Directions for this task
Give back exactly the lines from the beginning of the listing below to the line holding "const narrow = 0.83;", both ends included; the pictures stay out.

Material provided
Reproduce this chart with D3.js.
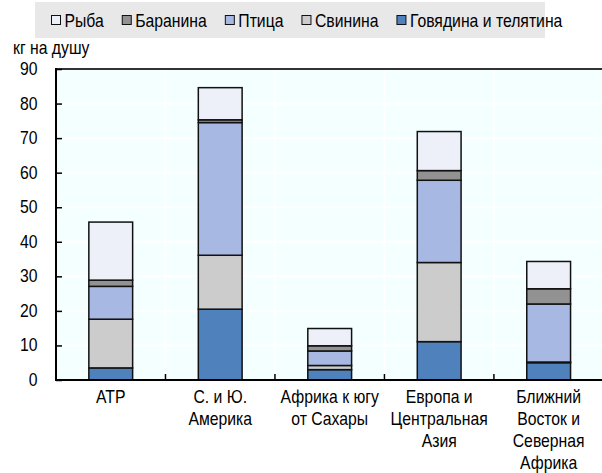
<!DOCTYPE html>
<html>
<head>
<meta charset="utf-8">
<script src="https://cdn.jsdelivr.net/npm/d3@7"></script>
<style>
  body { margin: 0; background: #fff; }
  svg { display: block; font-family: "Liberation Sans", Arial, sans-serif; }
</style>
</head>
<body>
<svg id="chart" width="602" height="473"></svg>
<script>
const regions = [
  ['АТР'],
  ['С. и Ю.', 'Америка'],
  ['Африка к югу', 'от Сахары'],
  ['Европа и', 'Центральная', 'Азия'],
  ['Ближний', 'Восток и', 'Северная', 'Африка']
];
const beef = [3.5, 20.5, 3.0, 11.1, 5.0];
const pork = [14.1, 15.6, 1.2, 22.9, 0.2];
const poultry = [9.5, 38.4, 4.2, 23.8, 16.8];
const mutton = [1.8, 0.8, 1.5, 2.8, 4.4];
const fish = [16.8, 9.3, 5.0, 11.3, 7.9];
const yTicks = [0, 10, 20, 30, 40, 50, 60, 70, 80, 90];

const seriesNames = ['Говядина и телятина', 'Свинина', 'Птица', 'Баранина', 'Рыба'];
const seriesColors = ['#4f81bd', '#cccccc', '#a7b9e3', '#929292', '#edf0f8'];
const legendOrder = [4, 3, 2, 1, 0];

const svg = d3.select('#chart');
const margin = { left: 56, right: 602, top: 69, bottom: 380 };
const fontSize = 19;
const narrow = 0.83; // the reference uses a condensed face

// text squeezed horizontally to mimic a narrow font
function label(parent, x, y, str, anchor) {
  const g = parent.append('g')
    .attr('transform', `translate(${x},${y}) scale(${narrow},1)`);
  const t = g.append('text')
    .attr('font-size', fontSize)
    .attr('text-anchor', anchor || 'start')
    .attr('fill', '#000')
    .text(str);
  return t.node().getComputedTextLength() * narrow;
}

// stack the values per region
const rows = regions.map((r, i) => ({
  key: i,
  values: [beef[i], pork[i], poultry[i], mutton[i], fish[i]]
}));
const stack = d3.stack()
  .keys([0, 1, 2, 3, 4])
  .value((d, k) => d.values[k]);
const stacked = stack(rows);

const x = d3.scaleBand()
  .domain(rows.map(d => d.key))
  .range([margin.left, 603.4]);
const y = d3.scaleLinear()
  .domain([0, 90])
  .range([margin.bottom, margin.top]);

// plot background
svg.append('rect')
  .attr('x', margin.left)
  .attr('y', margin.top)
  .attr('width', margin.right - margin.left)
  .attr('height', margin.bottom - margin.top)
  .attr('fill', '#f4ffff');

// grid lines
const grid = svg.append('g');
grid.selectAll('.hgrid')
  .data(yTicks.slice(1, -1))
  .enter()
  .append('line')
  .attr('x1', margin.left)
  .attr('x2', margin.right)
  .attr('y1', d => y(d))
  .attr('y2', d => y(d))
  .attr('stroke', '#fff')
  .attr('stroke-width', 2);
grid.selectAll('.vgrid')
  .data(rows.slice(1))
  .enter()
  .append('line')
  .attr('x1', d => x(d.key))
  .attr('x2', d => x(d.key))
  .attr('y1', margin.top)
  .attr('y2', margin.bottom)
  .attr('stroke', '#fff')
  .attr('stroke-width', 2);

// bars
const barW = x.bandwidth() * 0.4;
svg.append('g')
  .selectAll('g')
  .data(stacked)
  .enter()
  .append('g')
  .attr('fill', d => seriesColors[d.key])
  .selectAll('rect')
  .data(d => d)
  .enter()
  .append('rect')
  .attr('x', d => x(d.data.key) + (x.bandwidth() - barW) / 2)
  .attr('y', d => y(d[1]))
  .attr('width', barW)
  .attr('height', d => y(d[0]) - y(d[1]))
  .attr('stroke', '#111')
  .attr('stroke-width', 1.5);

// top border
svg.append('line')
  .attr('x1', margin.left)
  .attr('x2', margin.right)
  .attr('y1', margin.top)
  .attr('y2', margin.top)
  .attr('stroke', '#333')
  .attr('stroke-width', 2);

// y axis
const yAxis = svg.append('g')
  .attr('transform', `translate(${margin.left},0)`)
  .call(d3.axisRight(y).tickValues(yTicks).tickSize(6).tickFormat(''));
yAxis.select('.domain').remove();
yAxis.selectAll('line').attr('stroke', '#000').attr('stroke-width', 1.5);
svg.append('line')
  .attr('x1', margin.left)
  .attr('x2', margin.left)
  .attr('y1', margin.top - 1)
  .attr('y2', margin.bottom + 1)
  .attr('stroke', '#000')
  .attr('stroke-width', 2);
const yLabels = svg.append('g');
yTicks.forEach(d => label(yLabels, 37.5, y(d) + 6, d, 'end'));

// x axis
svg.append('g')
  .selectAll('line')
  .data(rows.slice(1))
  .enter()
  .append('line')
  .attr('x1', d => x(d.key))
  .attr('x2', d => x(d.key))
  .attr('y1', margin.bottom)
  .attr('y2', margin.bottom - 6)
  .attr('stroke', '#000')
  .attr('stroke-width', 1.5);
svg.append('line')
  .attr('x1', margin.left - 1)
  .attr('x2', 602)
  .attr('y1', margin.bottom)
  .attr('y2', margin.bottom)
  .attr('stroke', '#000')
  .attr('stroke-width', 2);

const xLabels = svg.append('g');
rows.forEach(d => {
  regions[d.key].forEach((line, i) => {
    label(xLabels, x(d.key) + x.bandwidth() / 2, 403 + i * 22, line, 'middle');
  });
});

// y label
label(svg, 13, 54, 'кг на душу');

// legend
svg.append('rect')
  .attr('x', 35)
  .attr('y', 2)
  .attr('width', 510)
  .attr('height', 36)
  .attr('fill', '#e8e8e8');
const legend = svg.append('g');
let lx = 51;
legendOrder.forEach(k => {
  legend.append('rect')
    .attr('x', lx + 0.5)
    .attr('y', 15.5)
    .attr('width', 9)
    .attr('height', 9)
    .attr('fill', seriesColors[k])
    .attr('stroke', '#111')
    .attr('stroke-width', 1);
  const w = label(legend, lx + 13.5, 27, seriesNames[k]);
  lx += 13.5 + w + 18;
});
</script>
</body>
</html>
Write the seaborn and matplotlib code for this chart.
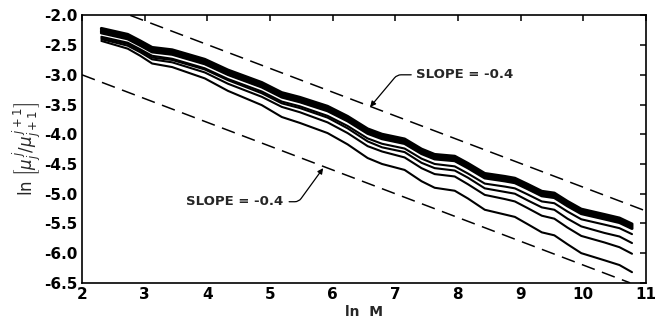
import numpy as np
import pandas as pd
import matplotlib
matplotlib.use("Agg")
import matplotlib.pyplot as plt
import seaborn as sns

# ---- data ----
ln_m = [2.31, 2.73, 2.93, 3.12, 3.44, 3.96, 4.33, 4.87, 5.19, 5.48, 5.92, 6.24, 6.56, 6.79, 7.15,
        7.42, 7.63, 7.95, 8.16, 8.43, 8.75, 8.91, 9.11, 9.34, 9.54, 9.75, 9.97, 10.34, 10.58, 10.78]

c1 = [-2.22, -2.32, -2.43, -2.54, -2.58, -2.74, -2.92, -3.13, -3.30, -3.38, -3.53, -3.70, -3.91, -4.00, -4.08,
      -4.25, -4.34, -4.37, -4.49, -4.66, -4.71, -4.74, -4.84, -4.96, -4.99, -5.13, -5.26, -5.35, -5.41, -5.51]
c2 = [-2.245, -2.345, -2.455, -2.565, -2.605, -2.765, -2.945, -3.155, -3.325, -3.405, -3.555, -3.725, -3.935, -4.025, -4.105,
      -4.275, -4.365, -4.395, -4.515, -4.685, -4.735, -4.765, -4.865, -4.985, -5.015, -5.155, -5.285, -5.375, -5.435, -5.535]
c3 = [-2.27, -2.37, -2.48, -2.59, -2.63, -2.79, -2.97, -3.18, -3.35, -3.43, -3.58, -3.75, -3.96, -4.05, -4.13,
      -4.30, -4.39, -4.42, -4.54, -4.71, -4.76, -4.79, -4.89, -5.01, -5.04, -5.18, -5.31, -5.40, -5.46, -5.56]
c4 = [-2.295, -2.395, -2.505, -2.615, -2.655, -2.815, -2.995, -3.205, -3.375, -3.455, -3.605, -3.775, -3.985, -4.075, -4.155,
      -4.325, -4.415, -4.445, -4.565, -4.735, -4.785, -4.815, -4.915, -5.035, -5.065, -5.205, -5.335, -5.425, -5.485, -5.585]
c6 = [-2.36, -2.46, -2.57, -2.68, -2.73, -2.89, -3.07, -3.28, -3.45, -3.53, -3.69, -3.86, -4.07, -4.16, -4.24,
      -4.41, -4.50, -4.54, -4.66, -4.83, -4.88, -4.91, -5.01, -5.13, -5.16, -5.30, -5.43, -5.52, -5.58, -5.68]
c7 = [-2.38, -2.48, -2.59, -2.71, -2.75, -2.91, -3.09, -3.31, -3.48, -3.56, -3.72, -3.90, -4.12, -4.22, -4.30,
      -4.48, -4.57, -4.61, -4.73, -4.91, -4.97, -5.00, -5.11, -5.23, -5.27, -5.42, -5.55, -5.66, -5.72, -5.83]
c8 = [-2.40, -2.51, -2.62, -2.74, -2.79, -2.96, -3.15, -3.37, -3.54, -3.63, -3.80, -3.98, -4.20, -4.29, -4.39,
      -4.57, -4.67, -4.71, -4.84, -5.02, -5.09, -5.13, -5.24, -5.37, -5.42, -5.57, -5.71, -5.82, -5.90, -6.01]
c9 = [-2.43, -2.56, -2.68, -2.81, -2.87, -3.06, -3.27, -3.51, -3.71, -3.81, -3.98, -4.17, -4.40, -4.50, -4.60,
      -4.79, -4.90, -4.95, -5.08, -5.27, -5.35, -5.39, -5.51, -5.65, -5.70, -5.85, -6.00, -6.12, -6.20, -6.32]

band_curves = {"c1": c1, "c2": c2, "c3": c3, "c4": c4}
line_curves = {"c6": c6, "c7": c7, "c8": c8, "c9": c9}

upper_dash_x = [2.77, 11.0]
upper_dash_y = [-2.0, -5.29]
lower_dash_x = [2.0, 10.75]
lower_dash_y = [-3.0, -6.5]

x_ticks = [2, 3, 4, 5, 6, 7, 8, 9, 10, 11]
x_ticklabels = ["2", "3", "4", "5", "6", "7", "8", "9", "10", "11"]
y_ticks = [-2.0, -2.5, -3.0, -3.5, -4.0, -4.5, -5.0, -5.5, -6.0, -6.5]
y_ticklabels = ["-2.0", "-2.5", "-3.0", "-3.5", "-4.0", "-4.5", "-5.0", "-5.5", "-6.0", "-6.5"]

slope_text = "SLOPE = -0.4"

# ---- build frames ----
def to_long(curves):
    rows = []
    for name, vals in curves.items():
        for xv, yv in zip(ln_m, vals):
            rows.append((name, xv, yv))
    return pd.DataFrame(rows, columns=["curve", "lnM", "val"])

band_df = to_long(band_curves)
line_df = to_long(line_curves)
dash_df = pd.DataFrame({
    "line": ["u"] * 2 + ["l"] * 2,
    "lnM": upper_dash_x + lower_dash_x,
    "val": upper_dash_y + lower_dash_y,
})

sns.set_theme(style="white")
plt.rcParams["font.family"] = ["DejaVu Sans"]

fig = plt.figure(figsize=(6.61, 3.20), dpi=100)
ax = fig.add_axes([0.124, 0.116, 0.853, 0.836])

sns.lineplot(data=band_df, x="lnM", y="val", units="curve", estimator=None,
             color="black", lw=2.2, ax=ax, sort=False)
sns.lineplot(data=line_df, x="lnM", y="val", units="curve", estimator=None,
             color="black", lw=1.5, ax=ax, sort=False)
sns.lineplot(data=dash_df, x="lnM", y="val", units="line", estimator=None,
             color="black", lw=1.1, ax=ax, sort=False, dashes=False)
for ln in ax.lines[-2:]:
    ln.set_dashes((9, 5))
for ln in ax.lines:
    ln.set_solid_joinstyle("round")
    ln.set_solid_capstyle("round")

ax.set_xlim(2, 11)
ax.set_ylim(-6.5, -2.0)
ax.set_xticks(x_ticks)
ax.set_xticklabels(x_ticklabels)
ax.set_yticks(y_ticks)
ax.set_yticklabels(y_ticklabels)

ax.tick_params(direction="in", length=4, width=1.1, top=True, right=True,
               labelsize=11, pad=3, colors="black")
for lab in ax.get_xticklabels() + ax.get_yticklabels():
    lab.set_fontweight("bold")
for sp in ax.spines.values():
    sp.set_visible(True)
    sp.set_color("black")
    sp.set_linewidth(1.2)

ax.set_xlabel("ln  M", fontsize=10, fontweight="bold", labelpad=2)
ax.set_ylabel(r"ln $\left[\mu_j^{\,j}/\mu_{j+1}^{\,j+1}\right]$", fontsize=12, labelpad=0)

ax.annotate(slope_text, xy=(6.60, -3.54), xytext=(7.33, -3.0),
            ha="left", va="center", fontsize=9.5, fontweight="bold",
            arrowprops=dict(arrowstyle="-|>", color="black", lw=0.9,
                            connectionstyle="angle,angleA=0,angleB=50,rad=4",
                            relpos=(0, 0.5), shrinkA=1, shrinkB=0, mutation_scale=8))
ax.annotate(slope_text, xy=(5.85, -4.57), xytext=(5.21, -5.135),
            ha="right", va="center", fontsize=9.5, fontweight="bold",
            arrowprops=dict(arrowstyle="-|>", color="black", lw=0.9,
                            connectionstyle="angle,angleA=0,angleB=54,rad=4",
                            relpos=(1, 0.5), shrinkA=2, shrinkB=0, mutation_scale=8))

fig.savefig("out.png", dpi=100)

Task output
Reproduce this chart with D3.js.
<!DOCTYPE html>
<html>
<head>
<meta charset="utf-8">
<script src="https://cdn.jsdelivr.net/npm/d3@7"></script>
<style>
  body { margin: 0; background: #fff; }
  svg { display: block; font-family: "Liberation Sans", Arial, sans-serif; }
</style>
</head>
<body>
<svg id="chart" width="602" height="473"></svg>
<script>
const regions = [
  ['АТР'],
  ['С. и Ю.', 'Америка'],
  ['Африка к югу', 'от Сахары'],
  ['Европа и', 'Центральная', 'Азия'],
  ['Ближний', 'Восток и', 'Северная', 'Африка']
];
const beef = [3.5, 20.5, 3.0, 11.1, 5.0];
const pork = [14.1, 15.6, 1.2, 22.9, 0.2];
const poultry = [9.5, 38.4, 4.2, 23.8, 16.8];
const mutton = [1.8, 0.8, 1.5, 2.8, 4.4];
const fish = [16.8, 9.3, 5.0, 11.3, 7.9];
const yTicks = [0, 10, 20, 30, 40, 50, 60, 70, 80, 90];

const seriesNames = ['Говядина и телятина', 'Свинина', 'Птица', 'Баранина', 'Рыба'];
const seriesColors = ['#4f81bd', '#cccccc', '#a7b9e3', '#929292', '#edf0f8'];
const legendOrder = [4, 3, 2, 1, 0];

const svg = d3.select('#chart');
const margin = { left: 56, right: 602, top: 69, bottom: 380 };
const fontSize = 19;
const narrow = 0.83; // the reference uses a condensed face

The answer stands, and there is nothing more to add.